-------- Stored rows --------
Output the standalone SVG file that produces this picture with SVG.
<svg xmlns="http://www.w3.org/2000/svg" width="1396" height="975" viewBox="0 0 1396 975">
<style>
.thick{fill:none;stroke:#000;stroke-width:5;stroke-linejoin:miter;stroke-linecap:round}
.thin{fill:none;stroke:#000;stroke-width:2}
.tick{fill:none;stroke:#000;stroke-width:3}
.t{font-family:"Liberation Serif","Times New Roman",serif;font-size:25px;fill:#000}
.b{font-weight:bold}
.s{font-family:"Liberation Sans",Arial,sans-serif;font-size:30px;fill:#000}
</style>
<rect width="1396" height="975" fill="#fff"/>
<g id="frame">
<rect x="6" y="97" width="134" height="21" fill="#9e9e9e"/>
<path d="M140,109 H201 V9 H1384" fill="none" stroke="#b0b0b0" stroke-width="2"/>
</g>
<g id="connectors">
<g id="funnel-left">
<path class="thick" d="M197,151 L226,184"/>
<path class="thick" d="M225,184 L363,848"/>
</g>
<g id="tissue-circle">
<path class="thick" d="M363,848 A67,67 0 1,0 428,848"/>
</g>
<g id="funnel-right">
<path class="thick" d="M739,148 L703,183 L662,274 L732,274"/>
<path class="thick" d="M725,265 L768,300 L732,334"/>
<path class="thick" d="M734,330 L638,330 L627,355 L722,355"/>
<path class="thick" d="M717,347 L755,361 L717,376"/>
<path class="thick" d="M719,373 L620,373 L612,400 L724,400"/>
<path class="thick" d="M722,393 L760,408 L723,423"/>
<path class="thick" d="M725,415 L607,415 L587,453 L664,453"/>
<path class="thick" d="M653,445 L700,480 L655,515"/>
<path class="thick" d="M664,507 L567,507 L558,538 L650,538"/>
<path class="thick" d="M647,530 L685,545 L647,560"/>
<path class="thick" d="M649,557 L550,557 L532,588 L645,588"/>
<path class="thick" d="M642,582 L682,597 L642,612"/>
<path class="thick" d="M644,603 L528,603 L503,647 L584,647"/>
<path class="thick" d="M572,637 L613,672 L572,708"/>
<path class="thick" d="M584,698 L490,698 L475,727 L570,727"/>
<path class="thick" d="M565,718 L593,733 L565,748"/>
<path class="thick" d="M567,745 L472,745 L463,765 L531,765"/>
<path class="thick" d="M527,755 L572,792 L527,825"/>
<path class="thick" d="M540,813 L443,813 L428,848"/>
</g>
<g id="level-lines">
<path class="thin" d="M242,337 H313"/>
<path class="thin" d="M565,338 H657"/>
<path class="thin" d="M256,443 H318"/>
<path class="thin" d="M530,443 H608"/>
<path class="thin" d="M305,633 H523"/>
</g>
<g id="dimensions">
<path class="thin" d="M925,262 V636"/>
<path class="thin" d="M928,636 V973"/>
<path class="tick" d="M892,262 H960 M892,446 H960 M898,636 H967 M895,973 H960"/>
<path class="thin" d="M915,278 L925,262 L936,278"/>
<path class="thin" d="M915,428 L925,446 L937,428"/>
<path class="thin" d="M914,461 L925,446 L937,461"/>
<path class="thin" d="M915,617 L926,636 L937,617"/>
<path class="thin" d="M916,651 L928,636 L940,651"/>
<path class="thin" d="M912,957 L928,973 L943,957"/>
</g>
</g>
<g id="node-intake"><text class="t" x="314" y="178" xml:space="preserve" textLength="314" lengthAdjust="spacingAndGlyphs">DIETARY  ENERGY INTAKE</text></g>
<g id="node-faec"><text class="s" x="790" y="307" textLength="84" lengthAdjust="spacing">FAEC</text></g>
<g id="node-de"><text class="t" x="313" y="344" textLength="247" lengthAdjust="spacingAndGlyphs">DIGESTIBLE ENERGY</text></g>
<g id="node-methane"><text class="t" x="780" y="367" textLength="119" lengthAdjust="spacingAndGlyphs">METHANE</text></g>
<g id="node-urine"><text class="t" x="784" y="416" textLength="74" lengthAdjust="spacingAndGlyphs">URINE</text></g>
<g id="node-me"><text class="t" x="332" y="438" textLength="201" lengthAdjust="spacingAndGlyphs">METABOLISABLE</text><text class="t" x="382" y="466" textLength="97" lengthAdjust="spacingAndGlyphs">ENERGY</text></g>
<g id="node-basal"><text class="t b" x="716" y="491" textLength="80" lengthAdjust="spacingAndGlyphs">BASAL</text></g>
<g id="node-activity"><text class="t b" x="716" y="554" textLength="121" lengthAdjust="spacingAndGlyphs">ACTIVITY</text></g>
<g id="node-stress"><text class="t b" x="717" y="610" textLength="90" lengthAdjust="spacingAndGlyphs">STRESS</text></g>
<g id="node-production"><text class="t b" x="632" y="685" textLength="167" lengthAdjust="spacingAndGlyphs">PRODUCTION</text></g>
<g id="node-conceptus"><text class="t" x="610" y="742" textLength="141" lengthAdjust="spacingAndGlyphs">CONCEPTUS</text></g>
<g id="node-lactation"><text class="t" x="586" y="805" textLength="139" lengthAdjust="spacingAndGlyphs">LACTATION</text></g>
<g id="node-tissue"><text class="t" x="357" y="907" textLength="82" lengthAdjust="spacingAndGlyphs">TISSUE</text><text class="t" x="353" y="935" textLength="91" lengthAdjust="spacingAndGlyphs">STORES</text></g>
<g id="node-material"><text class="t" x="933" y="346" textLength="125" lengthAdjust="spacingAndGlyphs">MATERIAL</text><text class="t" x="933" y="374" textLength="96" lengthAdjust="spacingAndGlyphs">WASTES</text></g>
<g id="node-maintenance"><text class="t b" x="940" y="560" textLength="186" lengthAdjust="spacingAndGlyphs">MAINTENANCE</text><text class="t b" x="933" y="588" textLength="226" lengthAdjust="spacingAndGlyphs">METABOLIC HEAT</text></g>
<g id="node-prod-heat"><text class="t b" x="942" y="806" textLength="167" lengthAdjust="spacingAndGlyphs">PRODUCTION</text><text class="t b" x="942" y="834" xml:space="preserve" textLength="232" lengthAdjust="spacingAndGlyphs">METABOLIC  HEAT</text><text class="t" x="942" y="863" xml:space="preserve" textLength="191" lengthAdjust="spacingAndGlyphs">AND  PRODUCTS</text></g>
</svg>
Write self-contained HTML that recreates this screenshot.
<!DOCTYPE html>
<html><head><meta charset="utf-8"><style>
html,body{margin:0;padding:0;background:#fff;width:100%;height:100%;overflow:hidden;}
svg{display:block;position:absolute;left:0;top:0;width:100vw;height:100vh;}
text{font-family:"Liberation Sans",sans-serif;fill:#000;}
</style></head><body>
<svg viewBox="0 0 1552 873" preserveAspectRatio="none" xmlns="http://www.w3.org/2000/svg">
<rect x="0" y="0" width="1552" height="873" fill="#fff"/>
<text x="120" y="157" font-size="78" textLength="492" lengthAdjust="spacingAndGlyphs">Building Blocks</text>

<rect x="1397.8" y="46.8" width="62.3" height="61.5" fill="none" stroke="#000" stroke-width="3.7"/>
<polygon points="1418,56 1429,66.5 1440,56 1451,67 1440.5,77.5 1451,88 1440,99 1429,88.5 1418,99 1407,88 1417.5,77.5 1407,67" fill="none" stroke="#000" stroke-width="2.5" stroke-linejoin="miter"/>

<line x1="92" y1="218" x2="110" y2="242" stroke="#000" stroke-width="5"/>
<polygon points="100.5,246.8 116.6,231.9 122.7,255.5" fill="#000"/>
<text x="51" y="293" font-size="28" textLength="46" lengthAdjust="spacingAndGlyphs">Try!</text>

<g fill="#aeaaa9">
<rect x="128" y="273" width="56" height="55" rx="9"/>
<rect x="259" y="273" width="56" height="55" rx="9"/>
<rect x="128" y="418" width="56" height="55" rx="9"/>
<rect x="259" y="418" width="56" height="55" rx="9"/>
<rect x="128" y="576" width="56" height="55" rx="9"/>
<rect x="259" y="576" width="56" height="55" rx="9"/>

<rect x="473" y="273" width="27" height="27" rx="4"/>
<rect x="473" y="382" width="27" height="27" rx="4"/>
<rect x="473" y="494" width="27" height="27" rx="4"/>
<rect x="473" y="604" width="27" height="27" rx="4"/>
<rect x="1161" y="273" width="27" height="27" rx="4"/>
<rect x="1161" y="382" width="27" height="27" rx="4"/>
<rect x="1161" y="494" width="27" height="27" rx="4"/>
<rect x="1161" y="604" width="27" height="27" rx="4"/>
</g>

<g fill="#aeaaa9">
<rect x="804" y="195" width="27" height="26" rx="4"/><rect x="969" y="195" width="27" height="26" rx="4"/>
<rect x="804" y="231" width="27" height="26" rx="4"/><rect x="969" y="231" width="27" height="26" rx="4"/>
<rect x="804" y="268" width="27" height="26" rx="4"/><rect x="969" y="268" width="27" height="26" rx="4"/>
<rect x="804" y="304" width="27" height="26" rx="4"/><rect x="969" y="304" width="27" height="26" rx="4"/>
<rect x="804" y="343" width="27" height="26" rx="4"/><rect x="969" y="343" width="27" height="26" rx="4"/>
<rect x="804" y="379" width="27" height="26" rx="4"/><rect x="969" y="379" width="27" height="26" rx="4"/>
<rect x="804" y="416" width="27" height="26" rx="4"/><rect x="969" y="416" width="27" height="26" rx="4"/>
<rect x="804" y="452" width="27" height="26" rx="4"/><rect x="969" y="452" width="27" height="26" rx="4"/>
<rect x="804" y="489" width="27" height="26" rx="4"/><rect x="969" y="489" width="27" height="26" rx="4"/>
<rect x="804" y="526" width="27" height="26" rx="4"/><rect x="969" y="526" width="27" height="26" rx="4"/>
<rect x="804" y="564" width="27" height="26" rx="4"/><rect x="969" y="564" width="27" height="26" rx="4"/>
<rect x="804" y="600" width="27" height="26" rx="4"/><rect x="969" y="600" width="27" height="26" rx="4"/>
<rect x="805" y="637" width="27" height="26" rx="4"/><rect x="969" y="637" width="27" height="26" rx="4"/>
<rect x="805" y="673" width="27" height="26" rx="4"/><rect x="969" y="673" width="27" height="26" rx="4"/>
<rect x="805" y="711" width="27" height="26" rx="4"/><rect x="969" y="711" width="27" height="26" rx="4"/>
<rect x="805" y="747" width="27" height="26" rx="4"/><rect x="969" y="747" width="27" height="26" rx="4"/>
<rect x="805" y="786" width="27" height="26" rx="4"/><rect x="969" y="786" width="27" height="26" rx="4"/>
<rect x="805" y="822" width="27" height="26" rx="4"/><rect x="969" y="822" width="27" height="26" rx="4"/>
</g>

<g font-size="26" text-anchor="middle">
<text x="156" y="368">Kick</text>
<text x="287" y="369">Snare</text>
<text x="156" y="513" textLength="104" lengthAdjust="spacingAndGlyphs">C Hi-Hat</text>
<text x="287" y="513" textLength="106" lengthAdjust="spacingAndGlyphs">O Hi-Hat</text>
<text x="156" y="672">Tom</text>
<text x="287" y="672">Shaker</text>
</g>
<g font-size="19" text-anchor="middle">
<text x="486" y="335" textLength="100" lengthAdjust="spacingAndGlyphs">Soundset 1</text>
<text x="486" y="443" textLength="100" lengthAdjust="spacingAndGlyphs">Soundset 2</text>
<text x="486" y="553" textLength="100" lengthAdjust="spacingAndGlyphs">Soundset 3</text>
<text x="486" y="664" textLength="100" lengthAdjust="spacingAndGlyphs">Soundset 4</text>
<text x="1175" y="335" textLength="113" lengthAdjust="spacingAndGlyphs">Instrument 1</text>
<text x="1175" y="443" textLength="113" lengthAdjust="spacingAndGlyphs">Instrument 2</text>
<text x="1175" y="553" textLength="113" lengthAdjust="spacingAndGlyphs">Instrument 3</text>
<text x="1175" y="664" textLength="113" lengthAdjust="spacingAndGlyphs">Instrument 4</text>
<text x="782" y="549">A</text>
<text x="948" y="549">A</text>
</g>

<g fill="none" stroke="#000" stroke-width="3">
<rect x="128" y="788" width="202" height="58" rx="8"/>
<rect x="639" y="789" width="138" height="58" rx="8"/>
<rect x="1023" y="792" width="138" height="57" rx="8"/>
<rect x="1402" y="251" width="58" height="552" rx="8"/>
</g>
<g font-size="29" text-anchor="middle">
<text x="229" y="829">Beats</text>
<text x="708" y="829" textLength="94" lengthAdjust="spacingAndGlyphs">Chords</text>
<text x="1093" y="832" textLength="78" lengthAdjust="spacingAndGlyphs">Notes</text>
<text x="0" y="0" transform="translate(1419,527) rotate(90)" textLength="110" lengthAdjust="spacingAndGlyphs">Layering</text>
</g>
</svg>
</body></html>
--------
> **Direction**:
Report all lines of the data above that include the string "this".

> **Result of the task**:
Output the standalone SVG file that produces this picture with SVG.
Write self-contained HTML that recreates this screenshot.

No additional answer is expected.